Skip the pictures, please, and write out exactly the lines from the opening of the data through the line containing "ax.spines['left'].set_linewidth(1.5)".

--- START OF DATA SECTION ---

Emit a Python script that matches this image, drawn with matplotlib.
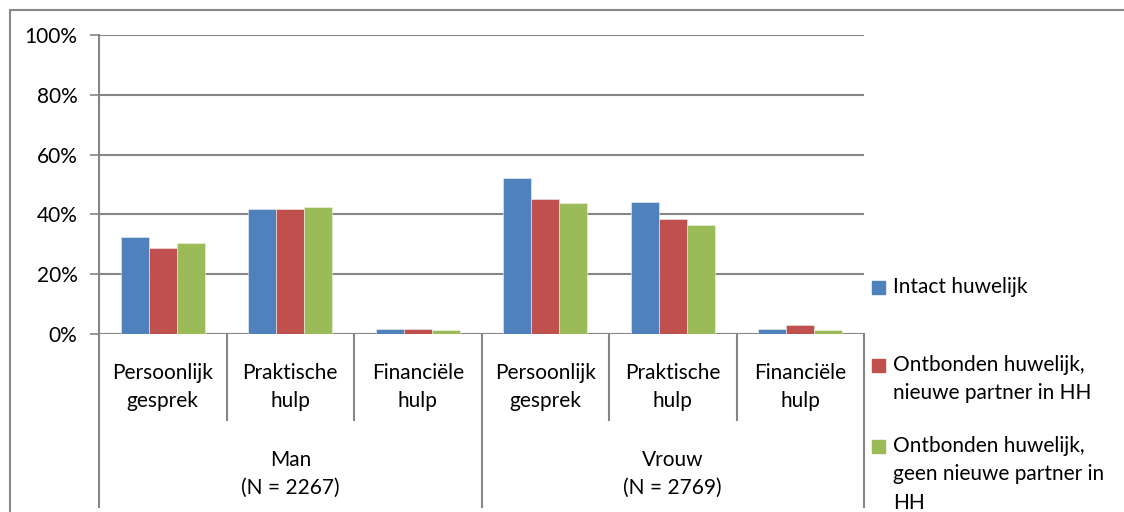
import numpy as np
import matplotlib
matplotlib.use('Agg')
import matplotlib.pyplot as plt
from matplotlib.patches import Rectangle
from matplotlib.transforms import blended_transform_factory

plt.rcParams['font.family'] = ['Lato', 'DejaVu Sans']

# Gegevens (in %)
groepen = ['Man\n(N = 2267)', 'Vrouw\n(N = 2769)']
soorten = ['Persoonlijk\ngesprek', 'Praktische\nhulp', 'Financiële\nhulp']
reeksen = ['Intact huwelijk',
           'Ontbonden huwelijk,\nnieuwe partner in HH',
           'Ontbonden huwelijk,\ngeen nieuwe partner in\nHH']
intact = [32.3, 41.9, 1.8, 52.1, 44.3, 1.8]
nieuwe_partner = [28.8, 41.9, 1.8, 45.0, 38.4, 3.1]
geen_partner = [30.5, 42.6, 1.2, 43.9, 36.6, 1.2]
yticks = [0, 20, 40, 60, 80, 100]

kleuren = ['#4F81BD', '#C0504D', '#9BBB59']
grijs = '#868686'
W, H = 1124, 512
fs = 15
ls = 1.52

fig = plt.figure(figsize=(W / 100, H / 100), dpi=100)
ax = fig.add_axes([99 / W, 1 - 334 / H, (864 - 99) / W, (334 - 35) / H])

n = len(intact)
x = np.arange(n) + 0.5
bw = 0.22
for i, (vals, kl) in enumerate(zip([intact, nieuwe_partner, geen_partner], kleuren)):
    ax.bar(x + (i - 1) * bw, vals, bw, color=kl, edgecolor='#f0f0f0', linewidth=0.4, zorder=3)

ax.set_xlim(0, n)
ax.set_ylim(0, 100)
ax.set_yticks(yticks)
ax.set_yticklabels([f'{v}%' for v in yticks], fontsize=fs)
ax.yaxis.grid(True, color=grijs, linewidth=1.5, zorder=0)
ax.tick_params(axis='y', length=6.5, width=1.2, color=grijs, pad=9)
ax.set_xticks([])
for s in ['top', 'right', 'bottom']:
    ax.spines[s].set_visible(False)
ax.spines['left'].set_color(grijs)
ax.spines['left'].set_linewidth(1.5)

# Categorie-as met twee niveaus
tr = blended_transform_factory(ax.transData, ax.transAxes)
for k in range(n + 1):
    onder = -0.579 if k % 3 == 0 else -0.288
    ax.plot([k, k], [0, onder], color=grijs, lw=1.5, transform=tr, clip_on=False)
for k in range(n):
    ax.text(k + 0.5, -0.178, soorten[k % 3], transform=tr, ha='center', va='center',
            fontsize=fs, linespacing=ls)
for g, naam in enumerate(groepen):
    ax.text(g * 3 + 1.5, -0.468, naam, transform=tr, ha='center', va='center',
            fontsize=fs, linespacing=ls)

# Kader van het diagram
fig.patches.append(Rectangle((10 / W, -0.5), 2, 1.5 - 10 / H, transform=fig.transFigure,
                             fill=False, edgecolor=grijs, linewidth=1.5))

# Legenda
leg_y = [288, 366, 447]
for kl, label, yy in zip(kleuren, reeksen, leg_y):
    fig.patches.append(Rectangle((872 / W, 1 - (yy + 6) / H), 13 / W, 13 / H,
                                 transform=fig.transFigure, color=kl))
    fig.text(893 / W, 1 - (yy - 11) / H, label, ha='left', va='top', fontsize=fs,
             linespacing=ls)

fig.savefig('out.png', dpi=100)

--- END OF DATA SECTION ---

» THE RESPONSE
Emit a Python script that matches this image, drawn with matplotlib.
import numpy as np
import matplotlib
matplotlib.use('Agg')
import matplotlib.pyplot as plt
from matplotlib.patches import Rectangle
from matplotlib.transforms import blended_transform_factory

plt.rcParams['font.family'] = ['Lato', 'DejaVu Sans']

# Gegevens (in %)
groepen = ['Man\n(N = 2267)', 'Vrouw\n(N = 2769)']
soorten = ['Persoonlijk\ngesprek', 'Praktische\nhulp', 'Financiële\nhulp']
reeksen = ['Intact huwelijk',
           'Ontbonden huwelijk,\nnieuwe partner in HH',
           'Ontbonden huwelijk,\ngeen nieuwe partner in\nHH']
intact = [32.3, 41.9, 1.8, 52.1, 44.3, 1.8]
nieuwe_partner = [28.8, 41.9, 1.8, 45.0, 38.4, 3.1]
geen_partner = [30.5, 42.6, 1.2, 43.9, 36.6, 1.2]
yticks = [0, 20, 40, 60, 80, 100]

kleuren = ['#4F81BD', '#C0504D', '#9BBB59']
grijs = '#868686'
W, H = 1124, 512
fs = 15
ls = 1.52

fig = plt.figure(figsize=(W / 100, H / 100), dpi=100)
ax = fig.add_axes([99 / W, 1 - 334 / H, (864 - 99) / W, (334 - 35) / H])

n = len(intact)
x = np.arange(n) + 0.5
bw = 0.22
for i, (vals, kl) in enumerate(zip([intact, nieuwe_partner, geen_partner], kleuren)):
    ax.bar(x + (i - 1) * bw, vals, bw, color=kl, edgecolor='#f0f0f0', linewidth=0.4, zorder=3)

ax.set_xlim(0, n)
ax.set_ylim(0, 100)
ax.set_yticks(yticks)
ax.set_yticklabels([f'{v}%' for v in yticks], fontsize=fs)
ax.yaxis.grid(True, color=grijs, linewidth=1.5, zorder=0)
ax.tick_params(axis='y', length=6.5, width=1.2, color=grijs, pad=9)
ax.set_xticks([])
for s in ['top', 'right', 'bottom']:
    ax.spines[s].set_visible(False)
ax.spines['left'].set_color(grijs)
ax.spines['left'].set_linewidth(1.5)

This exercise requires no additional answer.